• Rows from a dataset of charts and code
◆ ◆ ◆ ◆

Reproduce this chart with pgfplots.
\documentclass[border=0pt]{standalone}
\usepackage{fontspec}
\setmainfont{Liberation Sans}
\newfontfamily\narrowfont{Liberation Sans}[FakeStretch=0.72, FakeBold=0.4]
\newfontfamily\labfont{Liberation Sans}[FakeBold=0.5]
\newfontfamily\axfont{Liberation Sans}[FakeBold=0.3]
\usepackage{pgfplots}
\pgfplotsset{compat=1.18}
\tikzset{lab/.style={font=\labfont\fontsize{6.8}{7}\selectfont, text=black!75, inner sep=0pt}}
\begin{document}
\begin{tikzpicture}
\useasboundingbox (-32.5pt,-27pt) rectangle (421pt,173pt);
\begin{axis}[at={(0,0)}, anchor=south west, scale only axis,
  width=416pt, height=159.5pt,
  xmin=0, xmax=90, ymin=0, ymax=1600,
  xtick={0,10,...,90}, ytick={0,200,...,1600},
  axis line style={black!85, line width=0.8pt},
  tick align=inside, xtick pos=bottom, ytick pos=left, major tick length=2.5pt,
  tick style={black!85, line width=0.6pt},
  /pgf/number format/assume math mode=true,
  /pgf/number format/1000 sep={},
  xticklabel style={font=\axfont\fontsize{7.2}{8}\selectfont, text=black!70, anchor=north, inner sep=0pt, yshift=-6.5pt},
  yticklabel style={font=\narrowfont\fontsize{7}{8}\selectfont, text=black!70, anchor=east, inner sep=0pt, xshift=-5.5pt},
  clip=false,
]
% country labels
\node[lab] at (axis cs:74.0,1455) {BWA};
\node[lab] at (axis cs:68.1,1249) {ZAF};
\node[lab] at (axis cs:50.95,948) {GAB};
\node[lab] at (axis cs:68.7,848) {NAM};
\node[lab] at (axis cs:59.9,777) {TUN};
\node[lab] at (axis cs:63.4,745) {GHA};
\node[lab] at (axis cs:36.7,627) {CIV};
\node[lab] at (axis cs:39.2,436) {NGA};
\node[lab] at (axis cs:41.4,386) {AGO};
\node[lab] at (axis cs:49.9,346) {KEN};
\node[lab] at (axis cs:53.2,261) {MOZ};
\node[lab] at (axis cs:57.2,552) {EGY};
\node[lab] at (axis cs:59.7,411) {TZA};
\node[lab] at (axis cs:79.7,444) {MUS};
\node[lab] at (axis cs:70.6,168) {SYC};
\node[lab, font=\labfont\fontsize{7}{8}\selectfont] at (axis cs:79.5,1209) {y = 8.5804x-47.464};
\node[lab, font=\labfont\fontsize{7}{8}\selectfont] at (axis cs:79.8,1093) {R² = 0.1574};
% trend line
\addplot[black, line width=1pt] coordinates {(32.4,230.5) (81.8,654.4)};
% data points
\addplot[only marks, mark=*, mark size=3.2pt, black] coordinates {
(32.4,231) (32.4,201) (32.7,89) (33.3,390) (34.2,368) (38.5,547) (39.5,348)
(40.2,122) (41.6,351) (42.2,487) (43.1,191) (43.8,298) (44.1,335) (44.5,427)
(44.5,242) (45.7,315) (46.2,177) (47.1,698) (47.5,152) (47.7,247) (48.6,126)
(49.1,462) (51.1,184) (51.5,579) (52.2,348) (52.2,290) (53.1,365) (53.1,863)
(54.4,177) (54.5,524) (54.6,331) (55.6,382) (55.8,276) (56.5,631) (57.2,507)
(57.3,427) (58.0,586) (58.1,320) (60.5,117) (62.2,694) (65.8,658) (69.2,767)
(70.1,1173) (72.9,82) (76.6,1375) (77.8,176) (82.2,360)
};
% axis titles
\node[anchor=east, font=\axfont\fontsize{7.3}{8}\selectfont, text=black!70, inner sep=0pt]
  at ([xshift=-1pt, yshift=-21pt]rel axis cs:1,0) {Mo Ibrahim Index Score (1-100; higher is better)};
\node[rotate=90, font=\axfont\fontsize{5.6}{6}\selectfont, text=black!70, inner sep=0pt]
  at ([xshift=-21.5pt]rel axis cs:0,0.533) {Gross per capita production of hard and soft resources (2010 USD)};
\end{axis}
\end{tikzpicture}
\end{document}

◆ ◆ ◆ ◆

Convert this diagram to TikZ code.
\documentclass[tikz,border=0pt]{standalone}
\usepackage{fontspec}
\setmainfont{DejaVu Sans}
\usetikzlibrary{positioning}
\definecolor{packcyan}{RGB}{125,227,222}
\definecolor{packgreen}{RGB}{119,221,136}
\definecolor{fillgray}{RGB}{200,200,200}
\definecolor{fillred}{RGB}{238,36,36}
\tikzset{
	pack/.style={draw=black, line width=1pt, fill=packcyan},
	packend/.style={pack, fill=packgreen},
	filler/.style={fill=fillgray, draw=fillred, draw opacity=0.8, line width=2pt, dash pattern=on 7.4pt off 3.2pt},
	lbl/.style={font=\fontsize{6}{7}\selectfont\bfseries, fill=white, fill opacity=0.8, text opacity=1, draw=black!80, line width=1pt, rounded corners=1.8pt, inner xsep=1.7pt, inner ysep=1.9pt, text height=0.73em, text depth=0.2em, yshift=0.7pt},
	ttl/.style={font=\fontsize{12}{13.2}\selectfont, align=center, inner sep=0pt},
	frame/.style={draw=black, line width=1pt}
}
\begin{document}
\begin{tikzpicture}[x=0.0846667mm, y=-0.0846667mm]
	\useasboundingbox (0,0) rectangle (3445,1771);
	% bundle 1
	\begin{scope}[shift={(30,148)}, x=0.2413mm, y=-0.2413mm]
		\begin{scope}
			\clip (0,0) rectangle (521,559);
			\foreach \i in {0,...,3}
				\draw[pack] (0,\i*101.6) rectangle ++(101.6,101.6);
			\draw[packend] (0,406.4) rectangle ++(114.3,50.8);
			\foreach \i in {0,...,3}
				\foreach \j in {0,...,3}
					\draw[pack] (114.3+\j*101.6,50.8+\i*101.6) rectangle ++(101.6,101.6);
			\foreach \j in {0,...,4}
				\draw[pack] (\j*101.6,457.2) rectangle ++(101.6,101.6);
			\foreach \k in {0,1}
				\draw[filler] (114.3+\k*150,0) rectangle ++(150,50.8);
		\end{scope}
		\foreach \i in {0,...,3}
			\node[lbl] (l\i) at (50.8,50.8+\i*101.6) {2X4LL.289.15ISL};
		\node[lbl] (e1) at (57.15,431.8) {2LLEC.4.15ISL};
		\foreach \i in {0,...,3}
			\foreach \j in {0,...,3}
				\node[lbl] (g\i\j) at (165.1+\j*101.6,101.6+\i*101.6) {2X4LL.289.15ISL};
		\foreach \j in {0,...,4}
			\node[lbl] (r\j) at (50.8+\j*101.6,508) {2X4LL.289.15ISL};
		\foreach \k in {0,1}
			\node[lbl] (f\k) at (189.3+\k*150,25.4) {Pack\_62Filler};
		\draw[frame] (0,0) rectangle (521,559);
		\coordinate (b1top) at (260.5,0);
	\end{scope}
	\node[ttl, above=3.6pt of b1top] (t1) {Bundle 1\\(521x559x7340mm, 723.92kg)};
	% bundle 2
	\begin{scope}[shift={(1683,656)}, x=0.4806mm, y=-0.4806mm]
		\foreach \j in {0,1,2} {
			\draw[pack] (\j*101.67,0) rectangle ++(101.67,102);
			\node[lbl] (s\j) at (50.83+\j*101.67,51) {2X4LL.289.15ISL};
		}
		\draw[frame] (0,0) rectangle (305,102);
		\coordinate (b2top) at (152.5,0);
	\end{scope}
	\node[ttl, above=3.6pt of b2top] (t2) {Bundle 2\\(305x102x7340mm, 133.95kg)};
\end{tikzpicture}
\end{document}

◆ ◆ ◆ ◆

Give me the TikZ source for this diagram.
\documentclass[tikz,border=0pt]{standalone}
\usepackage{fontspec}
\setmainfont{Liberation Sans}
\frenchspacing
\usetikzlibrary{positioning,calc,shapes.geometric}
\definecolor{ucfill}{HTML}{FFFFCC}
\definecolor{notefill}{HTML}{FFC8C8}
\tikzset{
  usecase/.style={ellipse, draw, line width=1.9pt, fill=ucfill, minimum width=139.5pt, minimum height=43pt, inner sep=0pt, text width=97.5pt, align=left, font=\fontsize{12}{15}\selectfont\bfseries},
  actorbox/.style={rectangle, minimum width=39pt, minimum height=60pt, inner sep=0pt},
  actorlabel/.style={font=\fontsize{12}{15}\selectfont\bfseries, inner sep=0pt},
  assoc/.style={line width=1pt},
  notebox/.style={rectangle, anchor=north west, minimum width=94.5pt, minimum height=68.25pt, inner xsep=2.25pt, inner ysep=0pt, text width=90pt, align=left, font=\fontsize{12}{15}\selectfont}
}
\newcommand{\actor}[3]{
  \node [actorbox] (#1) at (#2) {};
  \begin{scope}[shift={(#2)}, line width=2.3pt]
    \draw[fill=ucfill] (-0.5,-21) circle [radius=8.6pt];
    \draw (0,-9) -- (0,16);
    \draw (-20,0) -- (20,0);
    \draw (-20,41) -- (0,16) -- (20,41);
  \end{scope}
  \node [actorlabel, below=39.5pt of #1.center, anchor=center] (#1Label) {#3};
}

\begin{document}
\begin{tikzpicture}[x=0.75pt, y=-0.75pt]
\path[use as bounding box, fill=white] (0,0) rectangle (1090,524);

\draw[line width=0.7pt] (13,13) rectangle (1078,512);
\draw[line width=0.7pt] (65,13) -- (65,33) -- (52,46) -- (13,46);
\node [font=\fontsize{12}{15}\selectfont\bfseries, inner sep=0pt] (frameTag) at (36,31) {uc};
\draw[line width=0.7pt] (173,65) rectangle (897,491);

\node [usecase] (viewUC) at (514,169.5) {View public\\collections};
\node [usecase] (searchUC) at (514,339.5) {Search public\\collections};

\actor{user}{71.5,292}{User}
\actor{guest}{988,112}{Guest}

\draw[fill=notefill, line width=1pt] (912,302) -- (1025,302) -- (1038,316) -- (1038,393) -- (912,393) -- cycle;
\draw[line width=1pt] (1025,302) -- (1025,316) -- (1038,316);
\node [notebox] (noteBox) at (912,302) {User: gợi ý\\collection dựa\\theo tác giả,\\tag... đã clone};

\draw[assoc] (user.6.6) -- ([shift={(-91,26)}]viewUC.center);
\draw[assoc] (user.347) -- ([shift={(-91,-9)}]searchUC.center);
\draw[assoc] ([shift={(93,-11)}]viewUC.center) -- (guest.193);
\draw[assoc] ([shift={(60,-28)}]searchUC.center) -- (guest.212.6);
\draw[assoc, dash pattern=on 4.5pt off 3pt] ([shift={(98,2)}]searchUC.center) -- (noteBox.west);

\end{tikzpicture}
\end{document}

◆ ◆ ◆ ◆

Quote word for word the lines from the line holding "Give me the TikZ source for this diagram." through the line holding "[notebox] (noteBox) at"; include both of those lines and add nothing.

• SOLUTION TO THIS TASK
Give me the TikZ source for this diagram.
\documentclass[tikz,border=0pt]{standalone}
\usepackage{fontspec}
\setmainfont{Liberation Sans}
\frenchspacing
\usetikzlibrary{positioning,calc,shapes.geometric}
\definecolor{ucfill}{HTML}{FFFFCC}
\definecolor{notefill}{HTML}{FFC8C8}
\tikzset{
  usecase/.style={ellipse, draw, line width=1.9pt, fill=ucfill, minimum width=139.5pt, minimum height=43pt, inner sep=0pt, text width=97.5pt, align=left, font=\fontsize{12}{15}\selectfont\bfseries},
  actorbox/.style={rectangle, minimum width=39pt, minimum height=60pt, inner sep=0pt},
  actorlabel/.style={font=\fontsize{12}{15}\selectfont\bfseries, inner sep=0pt},
  assoc/.style={line width=1pt},
  notebox/.style={rectangle, anchor=north west, minimum width=94.5pt, minimum height=68.25pt, inner xsep=2.25pt, inner ysep=0pt, text width=90pt, align=left, font=\fontsize{12}{15}\selectfont}
}
\newcommand{\actor}[3]{
  \node [actorbox] (#1) at (#2) {};
  \begin{scope}[shift={(#2)}, line width=2.3pt]
    \draw[fill=ucfill] (-0.5,-21) circle [radius=8.6pt];
    \draw (0,-9) -- (0,16);
    \draw (-20,0) -- (20,0);
    \draw (-20,41) -- (0,16) -- (20,41);
  \end{scope}
  \node [actorlabel, below=39.5pt of #1.center, anchor=center] (#1Label) {#3};
}

\begin{document}
\begin{tikzpicture}[x=0.75pt, y=-0.75pt]
\path[use as bounding box, fill=white] (0,0) rectangle (1090,524);

\draw[line width=0.7pt] (13,13) rectangle (1078,512);
\draw[line width=0.7pt] (65,13) -- (65,33) -- (52,46) -- (13,46);
\node [font=\fontsize{12}{15}\selectfont\bfseries, inner sep=0pt] (frameTag) at (36,31) {uc};
\draw[line width=0.7pt] (173,65) rectangle (897,491);

\node [usecase] (viewUC) at (514,169.5) {View public\\collections};
\node [usecase] (searchUC) at (514,339.5) {Search public\\collections};

\actor{user}{71.5,292}{User}
\actor{guest}{988,112}{Guest}

\draw[fill=notefill, line width=1pt] (912,302) -- (1025,302) -- (1038,316) -- (1038,393) -- (912,393) -- cycle;
\draw[line width=1pt] (1025,302) -- (1025,316) -- (1038,316);
\node [notebox] (noteBox) at (912,302) {User: gợi ý\\collection dựa\\theo tác giả,\\tag... đã clone};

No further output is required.